Over a three-year period a family doctor embarked on a complex plan to cover up the murder of 15 women patients in his care, Preston Crown Court heard yesterday.
Dr Harold Shipman (53), of Mottram, near Hyde, Manchester, denies killing the patients between March 1995 and June this year and forging the will of one of his alleged victims, Mrs Kathleen Grundy, a former Mayoress of Hyde, so that he might benefit from her estate valued at nearly £400,000.
On the second day of the prosecution's opening statement, Mr Richard Henriques QC told the court that six of the murder charges related specifically to women patients who were cremated, and in two of the cases Dr Shipman made numerous computer entries on the files at his surgery in Hyde to create a false medical history.
In three of the cases where patients were cremated, Dr Shipman had no reason to visit the victims' house at the time of their death and on one occasion he pretended to call, and then cancel, an ambulance.
The prosecution maintains that Dr Shipman murdered all 15 women by administering large amounts of morphine or diamorphine. None of the women who were buried or cremated was prescribed morphine or diamorphine, the prosecution claims.
"It is our submission that the defendant murdered each one of the six who were cremated. Any other explanation would offend common sense and good reason," Mr Henriques said.

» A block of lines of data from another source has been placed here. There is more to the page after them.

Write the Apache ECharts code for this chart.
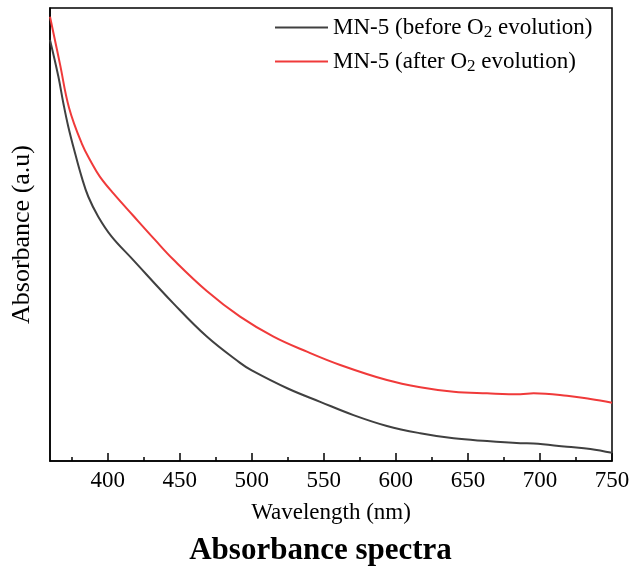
<!DOCTYPE html>
<html>
<head>
<meta charset="utf-8">
<script src="https://cdn.jsdelivr.net/npm/echarts@6/dist/echarts.min.js"></script>
<style>html,body{margin:0;padding:0;background:#fff}#c{width:641px;height:566px}</style>
</head>
<body>
<div id="c"></div>
<script>
// ---- data ----
const wlBefore = [360, 365.8, 369.3, 372.7, 377.4, 382, 386.6, 393.5, 402.8, 416.7, 445.6, 468.8, 491.9, 500, 525, 547.5, 570.6, 593.8, 616.9, 640.1, 663.3, 686.4, 695.6, 718.8, 735, 750];
const absBefore = [1.394, 1.273, 1.184, 1.107, 1.019, 0.940, 0.875, 0.809, 0.743, 0.671, 0.522, 0.412, 0.325, 0.300, 0.240, 0.196, 0.152, 0.116, 0.092, 0.075, 0.066, 0.059, 0.058, 0.047, 0.040, 0.027];
const wlAfter = [360, 366.9, 373.2, 382, 389, 394.7, 404, 417.8, 432.9, 445.6, 468.8, 491.9, 515.1, 538.3, 561.4, 593.8, 616.9, 640.1, 663.3, 686.4, 695.6, 718.8, 735, 750];
const absAfter = [1.471, 1.315, 1.170, 1.052, 0.986, 0.941, 0.886, 0.812, 0.732, 0.667, 0.563, 0.478, 0.412, 0.362, 0.318, 0.268, 0.244, 0.229, 0.224, 0.221, 0.224, 0.216, 0.205, 0.193];
const majorTicks = [400, 450, 500, 550, 600, 650, 700, 750];
const minorTicks = [375, 425, 475, 525, 575, 625, 675, 725];
const seriesNames = ['MN-5 (before O2 evolution)', 'MN-5 (after O2 evolution)'];
const legendRich = {
  'MN-5 (before O2 evolution)': 'MN-5 (before O{s|2} evolution)',
  'MN-5 (after O2 evolution)': 'MN-5 (after O{s|2} evolution)'
};

const FONT = '"Liberation Serif", "Times New Roman", serif';
const zip = (xs, ys) => xs.map((x, i) => [x, ys[i]]);

const chart = echarts.init(document.getElementById('c'), null, {renderer: 'canvas'});
chart.setOption({
  animation: false,
  backgroundColor: '#fff',
  title: {
    text: 'Absorbance spectra',
    left: 'center',
    top: 530,
    textStyle: {fontFamily: FONT, fontSize: 31, fontWeight: 'bold', color: '#000'}
  },
  legend: {
    orient: 'vertical',
    left: 270,
    top: 9,
    icon: 'rect',
    itemWidth: 53,
    itemHeight: 2,
    itemGap: 7,
    data: seriesNames,
    formatter: name => legendRich[name],
    textStyle: {
      fontFamily: FONT, fontSize: 23, color: '#000', lineHeight: 27,
      rich: {
        s: {fontFamily: FONT, fontSize: 17, color: '#000', lineHeight: 10, verticalAlign: 'bottom'}
      }
    }
  },
  grid: {
    left: 50, right: 29, top: 8, bottom: 105,
    show: true, borderColor: '#000', borderWidth: 1.5, backgroundColor: 'transparent'
  },
  xAxis: [
    {
      type: 'value', min: 360, max: 750, position: 'bottom',
      name: 'Wavelength (nm)', nameLocation: 'middle', nameGap: 40,
      nameTextStyle: {fontFamily: FONT, fontSize: 23, color: '#000'},
      axisLine: {show: true, lineStyle: {color: '#000', width: 1.5}},
      axisTick: {show: true, inside: true, length: 8, customValues: majorTicks, lineStyle: {color: '#000', width: 1.5}},
      axisLabel: {show: true, customValues: majorTicks, margin: 8, fontFamily: FONT, fontSize: 23, color: '#000'},
      splitLine: {show: false}
    },
    {
      type: 'value', min: 360, max: 750, position: 'bottom', offset: 0,
      axisLine: {show: false},
      axisTick: {show: true, inside: true, length: 4, customValues: minorTicks, lineStyle: {color: '#000', width: 1.5}},
      axisLabel: {show: false},
      splitLine: {show: false}
    }
  ],
  yAxis: {
    type: 'value', min: 0, max: 1.5,
    name: 'Absorbance (a.u)', nameLocation: 'middle', nameGap: 15,
    nameTextStyle: {fontFamily: FONT, fontSize: 26, color: '#000'},
    axisLine: {show: true, lineStyle: {color: '#000', width: 1.5}},
    axisTick: {show: false},
    axisLabel: {show: false},
    splitLine: {show: false}
  },
  series: [
    {
      name: seriesNames[0], type: 'line', xAxisIndex: 0, smooth: 0.4, showSymbol: false, symbol: 'none',
      lineStyle: {color: '#404040', width: 2}, itemStyle: {color: '#404040'},
      data: zip(wlBefore, absBefore)
    },
    {
      name: seriesNames[1], type: 'line', xAxisIndex: 0, smooth: 0.4, showSymbol: false, symbol: 'none',
      lineStyle: {color: '#f03a3a', width: 2}, itemStyle: {color: '#f03a3a'},
      data: zip(wlAfter, absAfter)
    }
  ]
});
</script>
</body>
</html>
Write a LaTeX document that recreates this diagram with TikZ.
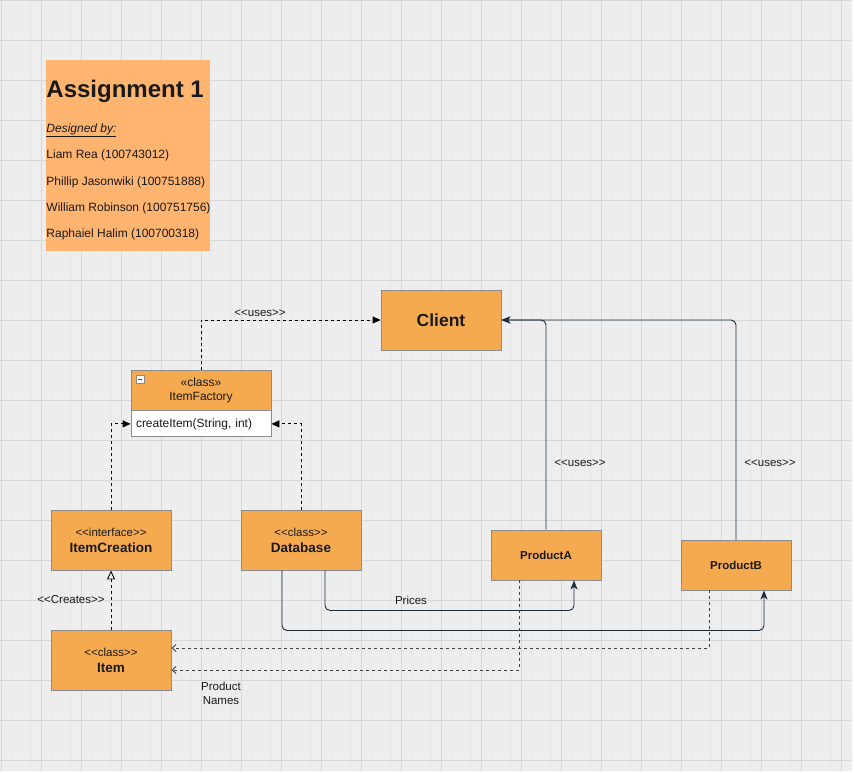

One of Dr Shipman's alleged victims, Mrs Ivy Lomas (63), was a widow and a regular visitor to his surgery, although none of her ailments was considered life-threatening. Yet such was the frequency of her appointments that Dr Shipman viewed her as "a nuisance" and he once joked with police officers that he considered reserving a seat in his waiting room for her with a plaque saying: "Seat permanently reserved for Ivy Lomas."
The court was told that on May 29th, 1997, Mrs Lomas visited Dr Shipman's surgery, and the receptionist, Mrs Carol Chapman, noticed that she was unusually quiet and off-colour. Ten minutes after her appointment began, Dr Shipman shouted to Mrs Chapman: "I'm sorry about the wait. I've just had a problem with the ECG machine."
Dr Shipman then saw three more patients in his surgery, before emerging to inform Mrs Chapman that Mrs Lomas had died despite his attempts to revive her.
He later told police that Mrs Lomas had experienced bronchial problems and he had taken her to the treatment room to rest. When he returned 10 to 15 minutes later, he told police, she had died and he had made no attempt to revive her. Two days later Dr Shipman made back-dated computer entries detailing Mrs Lomas's visit to the surgery. He then wrote on her death certificate that she had died from coronary thrombosis and other complications, including ischaemic heart disease. Mr Henriques said there was no evidence to support this assessment but high levels of morphine were found in her body.
"Dr Shipman never called for help. Resuscitation is hard to perform alone. His behaviour in leaving Mrs Lomas to attend to a number of other patients is unusual, to say the least. The failure to attempt resuscitation and failure to call the emergency services is a feature which occurs time and again in subsequent cases we shall look at," Mr Henriques continued.
The court also heard that on November 24th, 1997, Mrs Marie Quinn (67) was in chirpy form telephoning friends and her son in Japan. Later that day her friend, Mrs Ellen Hanratty, received a telephone call from Dr Shipman to say that Mrs Quinn had died. He said Mrs Quinn had telephoned him but when he arrived at her house she was "breathing her last" in the kitchen.
On Mrs Quinn's death certificate Dr Shipman wrote that her death was caused by a stroke. However, Mr Henriques said analysis of Mrs Quinn's telephone bill showed no such call was made to Dr Shipman's surgery, and when her body was exhumed an autopsy revealed no heart abnormalities, but there was a high level of morphine in a thigh muscle.